What is being asked >> Leave out the images and repeat the listing below without a single change.

Given data >>
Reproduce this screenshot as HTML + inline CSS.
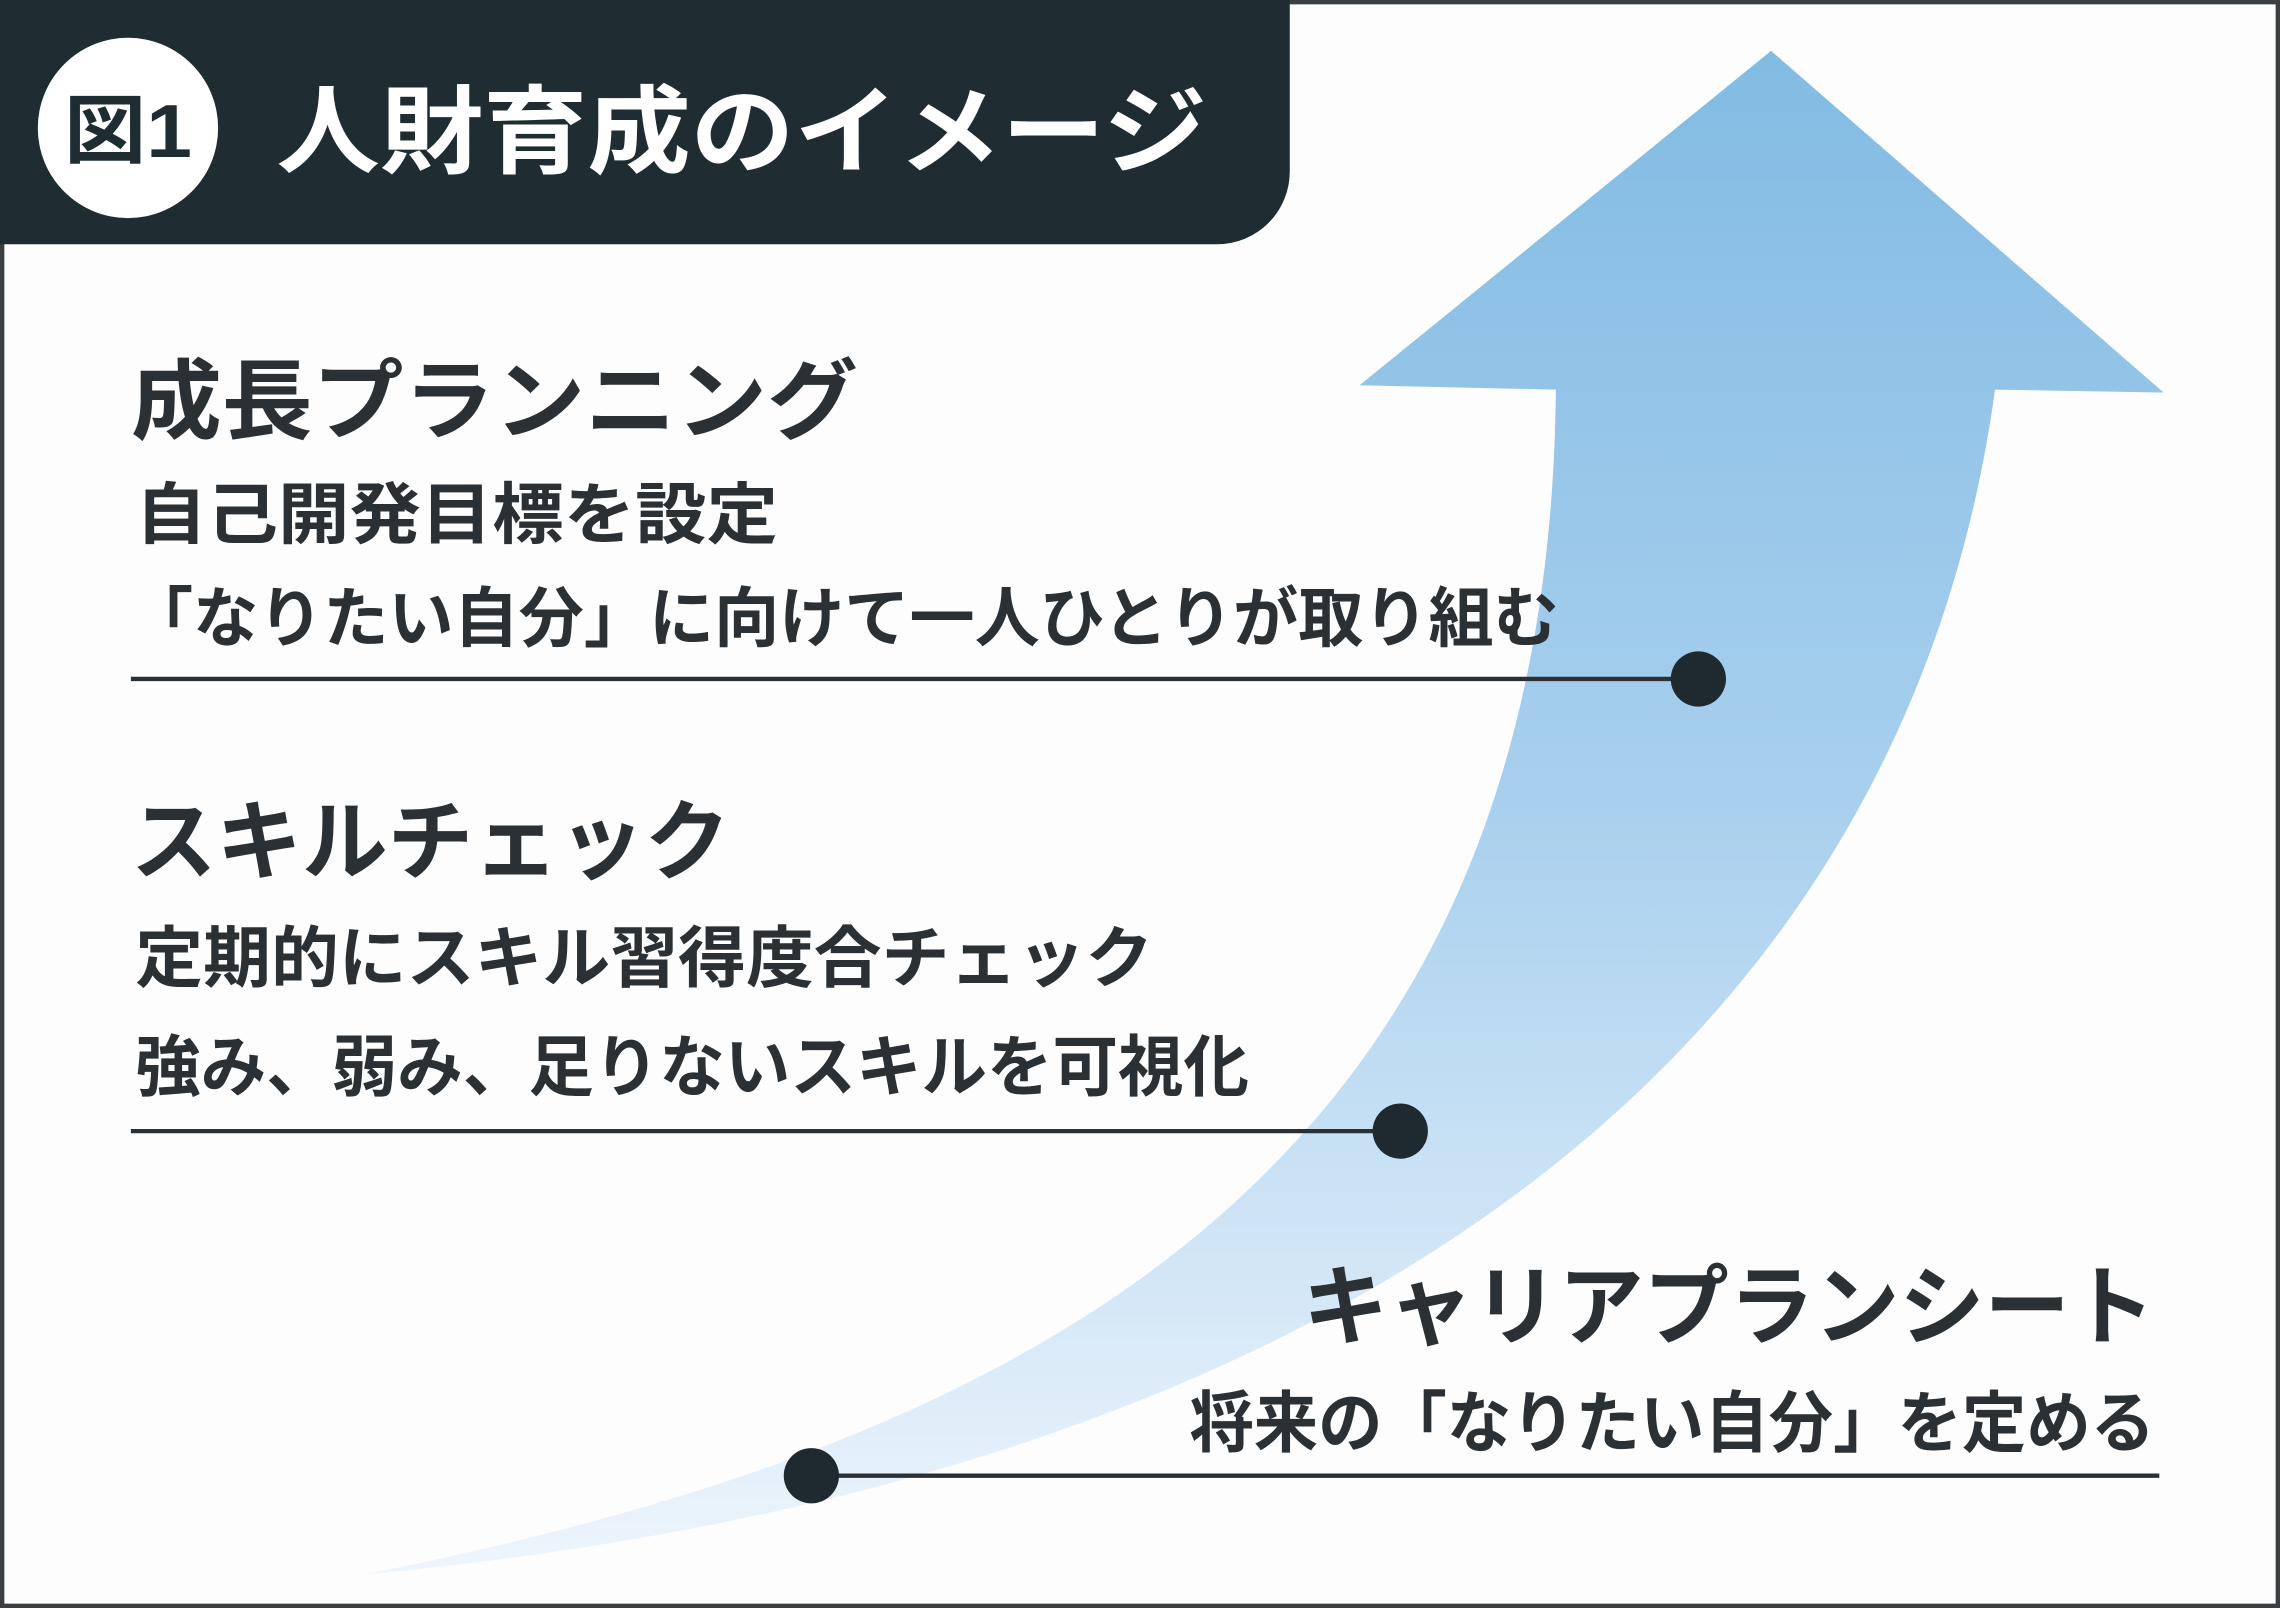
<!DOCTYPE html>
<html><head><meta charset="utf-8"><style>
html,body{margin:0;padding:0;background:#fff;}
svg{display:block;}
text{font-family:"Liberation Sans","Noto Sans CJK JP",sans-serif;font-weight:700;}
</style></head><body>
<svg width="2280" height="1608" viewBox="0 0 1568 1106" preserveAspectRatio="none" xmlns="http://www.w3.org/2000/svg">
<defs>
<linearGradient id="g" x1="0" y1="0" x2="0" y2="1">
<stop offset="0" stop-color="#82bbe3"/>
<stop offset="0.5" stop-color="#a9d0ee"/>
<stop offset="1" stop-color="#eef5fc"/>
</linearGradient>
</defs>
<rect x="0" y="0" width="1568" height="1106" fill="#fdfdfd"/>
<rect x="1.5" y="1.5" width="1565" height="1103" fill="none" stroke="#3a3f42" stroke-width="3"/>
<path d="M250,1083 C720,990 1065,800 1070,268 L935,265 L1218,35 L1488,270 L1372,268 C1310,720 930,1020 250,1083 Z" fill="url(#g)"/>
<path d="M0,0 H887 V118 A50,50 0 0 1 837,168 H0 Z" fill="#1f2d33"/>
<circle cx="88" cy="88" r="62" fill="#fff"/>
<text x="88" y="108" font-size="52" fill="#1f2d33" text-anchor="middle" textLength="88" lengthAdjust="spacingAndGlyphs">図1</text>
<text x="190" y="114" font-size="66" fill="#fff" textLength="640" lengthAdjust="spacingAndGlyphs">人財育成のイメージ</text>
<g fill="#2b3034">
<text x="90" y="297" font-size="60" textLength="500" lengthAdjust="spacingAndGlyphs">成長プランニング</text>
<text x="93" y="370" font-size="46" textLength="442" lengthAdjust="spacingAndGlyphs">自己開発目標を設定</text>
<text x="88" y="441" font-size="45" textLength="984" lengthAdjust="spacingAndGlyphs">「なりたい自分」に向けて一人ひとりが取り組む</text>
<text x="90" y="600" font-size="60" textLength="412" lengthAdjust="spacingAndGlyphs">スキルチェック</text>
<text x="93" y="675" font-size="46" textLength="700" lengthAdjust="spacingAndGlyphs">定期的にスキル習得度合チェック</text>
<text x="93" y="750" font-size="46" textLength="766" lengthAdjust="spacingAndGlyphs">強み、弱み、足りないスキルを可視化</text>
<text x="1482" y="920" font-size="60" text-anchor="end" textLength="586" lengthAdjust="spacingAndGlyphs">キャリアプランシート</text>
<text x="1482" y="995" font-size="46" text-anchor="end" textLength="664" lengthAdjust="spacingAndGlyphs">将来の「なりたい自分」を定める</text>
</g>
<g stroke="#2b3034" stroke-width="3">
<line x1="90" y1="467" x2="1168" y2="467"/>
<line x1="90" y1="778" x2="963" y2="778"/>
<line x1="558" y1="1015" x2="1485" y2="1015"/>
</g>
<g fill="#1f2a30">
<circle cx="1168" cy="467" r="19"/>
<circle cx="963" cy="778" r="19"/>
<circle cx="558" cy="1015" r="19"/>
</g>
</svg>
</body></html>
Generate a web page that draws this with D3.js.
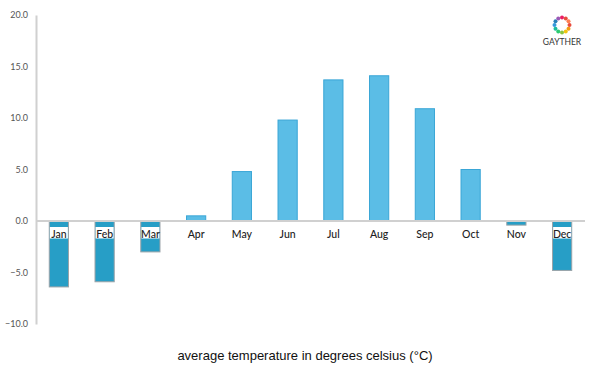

Result of the task >>
Reproduce this screenshot as HTML + inline CSS.
<!DOCTYPE html>
<html><head><meta charset="utf-8"><style>
html,body{margin:0;padding:0;background:#fff;}
svg{display:block;}
text{font-family:"Liberation Sans","Noto Sans CJK JP",sans-serif;font-weight:700;}
</style></head><body>
<svg width="2280" height="1608" viewBox="0 0 1568 1106" preserveAspectRatio="none" xmlns="http://www.w3.org/2000/svg">
<defs>
<linearGradient id="g" x1="0" y1="0" x2="0" y2="1">
<stop offset="0" stop-color="#82bbe3"/>
<stop offset="0.5" stop-color="#a9d0ee"/>
<stop offset="1" stop-color="#eef5fc"/>
</linearGradient>
</defs>
<rect x="0" y="0" width="1568" height="1106" fill="#fdfdfd"/>
<rect x="1.5" y="1.5" width="1565" height="1103" fill="none" stroke="#3a3f42" stroke-width="3"/>
<path d="M250,1083 C720,990 1065,800 1070,268 L935,265 L1218,35 L1488,270 L1372,268 C1310,720 930,1020 250,1083 Z" fill="url(#g)"/>
<path d="M0,0 H887 V118 A50,50 0 0 1 837,168 H0 Z" fill="#1f2d33"/>
<circle cx="88" cy="88" r="62" fill="#fff"/>
<text x="88" y="108" font-size="52" fill="#1f2d33" text-anchor="middle" textLength="88" lengthAdjust="spacingAndGlyphs">図1</text>
<text x="190" y="114" font-size="66" fill="#fff" textLength="640" lengthAdjust="spacingAndGlyphs">人財育成のイメージ</text>
<g fill="#2b3034">
<text x="90" y="297" font-size="60" textLength="500" lengthAdjust="spacingAndGlyphs">成長プランニング</text>
<text x="93" y="370" font-size="46" textLength="442" lengthAdjust="spacingAndGlyphs">自己開発目標を設定</text>
<text x="88" y="441" font-size="45" textLength="984" lengthAdjust="spacingAndGlyphs">「なりたい自分」に向けて一人ひとりが取り組む</text>
<text x="90" y="600" font-size="60" textLength="412" lengthAdjust="spacingAndGlyphs">スキルチェック</text>
<text x="93" y="675" font-size="46" textLength="700" lengthAdjust="spacingAndGlyphs">定期的にスキル習得度合チェック</text>
<text x="93" y="750" font-size="46" textLength="766" lengthAdjust="spacingAndGlyphs">強み、弱み、足りないスキルを可視化</text>
<text x="1482" y="920" font-size="60" text-anchor="end" textLength="586" lengthAdjust="spacingAndGlyphs">キャリアプランシート</text>
<text x="1482" y="995" font-size="46" text-anchor="end" textLength="664" lengthAdjust="spacingAndGlyphs">将来の「なりたい自分」を定める</text>
</g>
<g stroke="#2b3034" stroke-width="3">
<line x1="90" y1="467" x2="1168" y2="467"/>
<line x1="90" y1="778" x2="963" y2="778"/>
<line x1="558" y1="1015" x2="1485" y2="1015"/>
</g>
<g fill="#1f2a30">
<circle cx="1168" cy="467" r="19"/>
<circle cx="963" cy="778" r="19"/>
<circle cx="558" cy="1015" r="19"/>
</g>
</svg>
</body></html>
Generate a web page that draws this with D3.js.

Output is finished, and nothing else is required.